Thursday, January 3, 2013

Review: Code Name Verity

Have you ever been SO SURE about how you feel about a book for, like, the first half of it, only to be proved completely wrong by the second half? Code Name Verity by Elizabeth Wein grew on me like no book has for a long time.

The story starts as the written journal/confession of a British (Scottish, NOT English, thank you very much!) spy (code name Verity), captured in France during World War II. She was captured near a plane that held many radios, so her captives expect information from her about wireless codes and the like. What the end up getting is a rambling story, not about Verity herself, but about her best friend, Maddie.

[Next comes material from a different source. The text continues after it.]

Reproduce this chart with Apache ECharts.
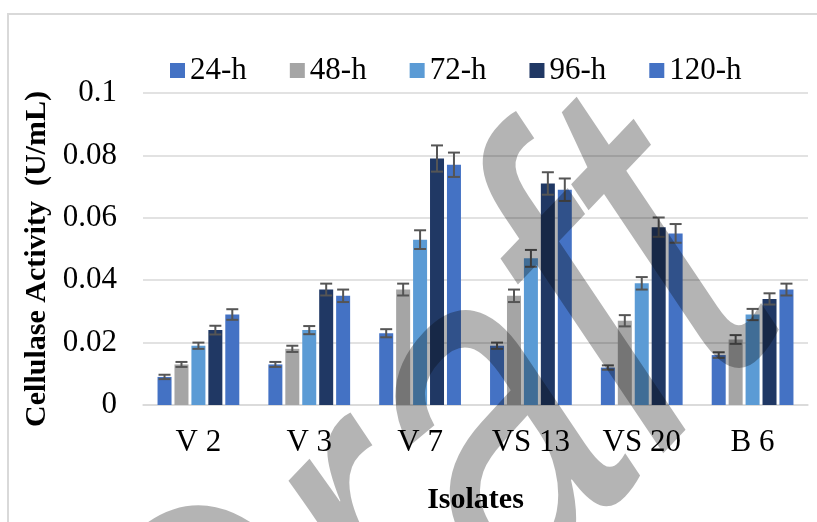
<!DOCTYPE html>
<html>
<head>
<meta charset="utf-8">
<script src="https://cdn.jsdelivr.net/npm/echarts@6/dist/echarts.min.js"></script>
<style>
  html, body { margin: 0; padding: 0; background: #fff; }
  #chart { width: 817px; height: 522px; }
</style>
</head>
<body>
<div id="chart"></div>
<script>
//	数据
var categories = ['V 2', 'V 3', 'V 7', 'VS 13', 'VS 20', 'B 6'];
var seriesNames = ['24-h', '48-h', '72-h', '96-h', '120-h'];
var h24 = [0.009, 0.013, 0.023, 0.019, 0.012, 0.016];
var h48 = [0.013, 0.018, 0.037, 0.035, 0.027, 0.021];
var h72 = [0.019, 0.024, 0.053, 0.047, 0.039, 0.029];
var h96 = [0.024, 0.037, 0.079, 0.071, 0.057, 0.034];
var h120 = [0.029, 0.035, 0.077, 0.069, 0.055, 0.037];
// 误差
var e24 = [0.0007, 0.0008, 0.0013, 0.001, 0.0007, 0.0009];
var e48 = [0.0008, 0.001, 0.0019, 0.002, 0.0018, 0.0014];
var e72 = [0.001, 0.0013, 0.003, 0.0027, 0.002, 0.0018];
var e96 = [0.0014, 0.0019, 0.0042, 0.0036, 0.0031, 0.0018];
var e120 = [0.0017, 0.002, 0.0039, 0.0036, 0.003, 0.0019];
var yTicks = [0, 0.02, 0.04, 0.06, 0.08, 0.1];

var values = [h24, h48, h72, h96, h120];
var errors = [e24, e48, e72, e96, e120];
var colors = ['#4472C4', '#A5A5A5', '#5B9BD5', '#203864', '#4472C4'];

var BAR_W = 14;
var GAP = 0.21;
var serif = '"Liberation Serif", "Times New Roman", serif';

function errorSeries(k) {
	var data = [];
	for (var i = 0; i < categories.length; i++) {
		data.push([i, values[k][i] - errors[k][i], values[k][i] + errors[k][i]]);
	}
	var offset = (k - (values.length - 1) / 2) * BAR_W * (1 + GAP);
	return {
		type: 'custom',
		z: 5,
		silent: true,
		data: data,
		renderItem: function (params, api) {
			var lo = api.coord([api.value(0), api.value(1)]);
			var hi = api.coord([api.value(0), api.value(2)]);
			var x = lo[0] + offset;
			var st = { stroke: '#555555', lineWidth: 2 };
			return {
				type: 'group',
				children: [
					{ type: 'line', shape: { x1: x, y1: lo[1], x2: x, y2: hi[1] }, style: st },
					{ type: 'line', shape: { x1: x - 6, y1: lo[1], x2: x + 6, y2: lo[1] }, style: st },
					{ type: 'line', shape: { x1: x - 6, y1: hi[1], x2: x + 6, y2: hi[1] }, style: st }
				]
			};
		}
	};
}

var series = [];
for (var k = 0; k < values.length; k++) {
	series.push({
		name: seriesNames[k],
		type: 'bar',
		barWidth: BAR_W,
		barGap: (GAP * 100) + '%',
		itemStyle: { color: colors[k] },
		data: values[k]
	});
}
for (var k = 0; k < values.length; k++) {
	series.push(errorSeries(k));
}

var chart = echarts.init(document.getElementById('chart'));
chart.setOption({
	animation: false,
	backgroundColor: '#fff',
	textStyle: { fontFamily: serif, color: '#000' },
	legend: {
		data: seriesNames,
		left: 165,
		top: 50,
		icon: 'rect',
		itemWidth: 15,
		itemHeight: 15,
		itemGap: 43,
		textStyle: { fontFamily: serif, fontSize: 31, color: '#000' }
	},
	grid: { left: 143, right: 9, top: 93, bottom: 117 },
	xAxis: {
		type: 'category',
		data: categories,
		name: 'Isolates',
		nameLocation: 'middle',
		nameGap: 80,
		nameTextStyle: { fontFamily: serif, fontSize: 30, fontWeight: 'bold', color: '#000' },
		axisLine: { lineStyle: { color: '#d9d9d9', width: 1.5 } },
		axisTick: { show: false },
		axisLabel: { fontFamily: serif, fontSize: 31, color: '#000', margin: 22 }
	},
	yAxis: {
		type: 'value',
		min: yTicks[0],
		max: yTicks[yTicks.length - 1],
		interval: 0.02,
		name: 'Cellulase Activity  (U/mL)',
		nameLocation: 'middle',
		nameGap: 90,
		nameTextStyle: { fontFamily: serif, fontSize: 30, fontWeight: 'bold', color: '#000', padding: [0, 20, 0, 0] },
		axisLine: { show: false },
		axisTick: { show: false },
		splitLine: { lineStyle: { color: '#d9d9d9', width: 1.5 } },
		axisLabel: { fontFamily: serif, fontSize: 31, color: '#000', margin: 26 }
	},
	graphic: [
		{
			type: 'rect',
			z: -1,
			shape: { x: 8, y: 14, width: 830, height: 530 },
			style: { fill: 'none', stroke: '#d9d9d9', lineWidth: 2 }
		},
		// 水印 (旋转后横向压缩)
		{
			type: 'group',
			x: 432,
			y: 505,
			scaleX: 0.8,
			z: 100,
			silent: true,
			children: [{
				type: 'text',
				rotation: 40 * Math.PI / 180,
				scaleX: 0.78,
				z: 100,
				style: {
					text: 'Draft',
					fontSize: 530,
					fontFamily: '"Liberation Sans", Arial, sans-serif',
					fill: '#b4b4b4',
					align: 'center',
					verticalAlign: 'middle',
					blend: 'multiply'
				}
			}]
		}
	],
	series: series
});

// 水印用正片叠底
var zr = chart.getZr();
var list = zr.storage.getDisplayList(true);
for (var i = 0; i < list.length; i++) {
	var el = list[i];
	if (el.style && el.style.text === 'Draft') {
		el.style.blend = 'multiply';
		el.markRedraw();
	}
}
zr.refreshImmediately();
</script>
</body>
</html>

I spent a good portion of the book begin confused about why she was talking so much about Maddie. Verity was found with Maddie's papers instead of her (forged) own, but I couldn't quite tell why she was spending so much time on her. And without giving anything away, it's hard to tell you how important the stories about Maddie end up being.

All I can safely say is that I ended up reading the last 100 pages at 2 in the morning, culminating in a sobfest like I haven't experienced from a book in a long time, after which I had to play dumb games on my phone for an hour to calm down. The next day, I read the first few chapters again and loved them. This was one hell of a book to start 2013 with, and it's going to be hard to find others to measure up.

Final verdict: Read this. Read this now.